Conclusion: The Mind-First Universe and Christian Privilege
The convergent case from consciousness and reason is powerful and multi-pronged. David Chalmers has shown that the hard problem of consciousness is genuine and irreducible to physics. Thomas Nagel has admitted that materialist neo-Darwinism is “almost certainly false” as a complete worldview. Daniel Dennett’s dismissal of qualia fails on its own terms by eliminating the very data it should explain. Paul Churchland’s eliminative materialism is self-refuting, using the reasoning it seeks to eliminate in order to argue for its elimination. Alvin Plantinga has demonstrated that naturalism combined with evolution is self-defeating as an epistemological foundation. Victor Reppert has shown that Lewis’s argument from reason survives the best philosophical attacks.

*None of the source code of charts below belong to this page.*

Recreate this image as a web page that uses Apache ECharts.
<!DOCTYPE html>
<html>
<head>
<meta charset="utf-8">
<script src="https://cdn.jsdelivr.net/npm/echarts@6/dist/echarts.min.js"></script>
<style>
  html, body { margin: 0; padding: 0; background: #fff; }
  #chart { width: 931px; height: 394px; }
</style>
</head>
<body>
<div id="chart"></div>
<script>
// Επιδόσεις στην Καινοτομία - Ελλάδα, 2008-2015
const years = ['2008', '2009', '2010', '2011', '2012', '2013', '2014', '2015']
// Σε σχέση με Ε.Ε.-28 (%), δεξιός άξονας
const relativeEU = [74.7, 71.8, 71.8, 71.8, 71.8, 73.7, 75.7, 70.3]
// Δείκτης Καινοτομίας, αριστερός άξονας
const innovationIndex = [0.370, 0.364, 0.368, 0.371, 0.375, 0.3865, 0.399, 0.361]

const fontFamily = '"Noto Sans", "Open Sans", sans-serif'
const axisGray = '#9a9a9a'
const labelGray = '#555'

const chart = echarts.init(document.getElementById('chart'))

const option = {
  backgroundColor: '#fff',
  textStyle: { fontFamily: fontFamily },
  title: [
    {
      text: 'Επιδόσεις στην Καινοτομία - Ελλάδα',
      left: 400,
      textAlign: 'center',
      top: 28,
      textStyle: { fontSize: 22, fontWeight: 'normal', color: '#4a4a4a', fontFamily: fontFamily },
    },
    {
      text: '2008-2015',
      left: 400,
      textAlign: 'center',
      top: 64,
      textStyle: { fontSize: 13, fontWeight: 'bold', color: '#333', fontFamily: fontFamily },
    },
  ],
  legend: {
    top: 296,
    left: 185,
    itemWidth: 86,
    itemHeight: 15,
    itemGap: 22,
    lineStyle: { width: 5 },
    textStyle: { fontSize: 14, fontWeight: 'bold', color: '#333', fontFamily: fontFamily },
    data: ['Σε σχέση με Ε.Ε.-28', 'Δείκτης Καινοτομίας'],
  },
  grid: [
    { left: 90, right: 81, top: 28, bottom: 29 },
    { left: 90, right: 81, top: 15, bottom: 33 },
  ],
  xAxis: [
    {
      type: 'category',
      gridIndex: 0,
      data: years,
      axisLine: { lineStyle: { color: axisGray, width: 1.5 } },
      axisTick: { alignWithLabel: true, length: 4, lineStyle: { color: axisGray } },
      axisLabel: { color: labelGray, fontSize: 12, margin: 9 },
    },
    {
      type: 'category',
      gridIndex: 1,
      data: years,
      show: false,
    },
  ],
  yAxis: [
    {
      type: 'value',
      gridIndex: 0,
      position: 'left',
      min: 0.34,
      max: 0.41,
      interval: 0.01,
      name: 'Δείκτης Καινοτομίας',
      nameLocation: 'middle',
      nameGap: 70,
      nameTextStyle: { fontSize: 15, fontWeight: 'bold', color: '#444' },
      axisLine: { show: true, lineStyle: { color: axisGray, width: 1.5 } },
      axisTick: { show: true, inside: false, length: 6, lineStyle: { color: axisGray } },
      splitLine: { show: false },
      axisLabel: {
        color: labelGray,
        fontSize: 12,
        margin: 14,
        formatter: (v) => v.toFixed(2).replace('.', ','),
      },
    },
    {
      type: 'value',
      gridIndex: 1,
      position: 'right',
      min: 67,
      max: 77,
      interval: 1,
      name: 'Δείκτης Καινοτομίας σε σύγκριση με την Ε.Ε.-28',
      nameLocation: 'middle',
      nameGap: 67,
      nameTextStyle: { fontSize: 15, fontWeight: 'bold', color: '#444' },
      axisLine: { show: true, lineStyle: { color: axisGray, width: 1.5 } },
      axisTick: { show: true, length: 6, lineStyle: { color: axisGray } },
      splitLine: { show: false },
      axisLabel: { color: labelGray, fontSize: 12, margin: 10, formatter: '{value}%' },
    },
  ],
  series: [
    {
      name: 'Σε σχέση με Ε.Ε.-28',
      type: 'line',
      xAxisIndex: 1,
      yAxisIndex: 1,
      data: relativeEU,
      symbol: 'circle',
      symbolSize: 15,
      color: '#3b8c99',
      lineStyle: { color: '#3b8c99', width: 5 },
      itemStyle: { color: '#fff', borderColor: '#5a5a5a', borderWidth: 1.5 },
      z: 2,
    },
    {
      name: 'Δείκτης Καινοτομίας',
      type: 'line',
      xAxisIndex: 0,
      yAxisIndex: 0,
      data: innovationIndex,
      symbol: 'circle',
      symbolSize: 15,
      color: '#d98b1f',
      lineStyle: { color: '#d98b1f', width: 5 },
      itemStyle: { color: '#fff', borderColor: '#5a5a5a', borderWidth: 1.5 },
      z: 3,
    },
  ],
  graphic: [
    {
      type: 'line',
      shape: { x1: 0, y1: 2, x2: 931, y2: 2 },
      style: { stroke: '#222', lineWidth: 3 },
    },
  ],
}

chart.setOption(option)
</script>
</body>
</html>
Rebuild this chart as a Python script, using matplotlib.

Christian theism, by contrast, provides a principled explanation for all of these phenomena. Human minds reliably track truth because they are made in the image of the God who is Truth (John 14:6). Consciousness exists because the universe was spoken into existence by a personal, conscious God whose Logos is the rational structure of all reality (John 1:1-3). Wisdom is available to human beings because “the LORD gives wisdom; from His mouth come knowledge and understanding” (Proverbs 2:6, NASB 1995). All the treasures of wisdom and knowledge are hidden in Christ (Colossians 2:3), not in matter and motion.
The phrase “Christian privilege” takes on a wholly different character in light of this argument. If the universe is indeed mind-first — if consciousness and rationality are not accidents of blind chemistry but gifts of the divine Mind — then Christianity does not merely assert a preference. It names reality. And recognizing reality is not privilege; it is simply thinking clearly.
As Paul wrote in Romans 12:2 (NASB 1995): “And do not be conformed to this world, but be transformed by the renewing of your mind, so that you may prove what the will of God is, that which is good and acceptable and perfect.” The renewed, theistically grounded mind is the mind most fully equipped to know truth — because it is aligned with the Mind from which all truth flows.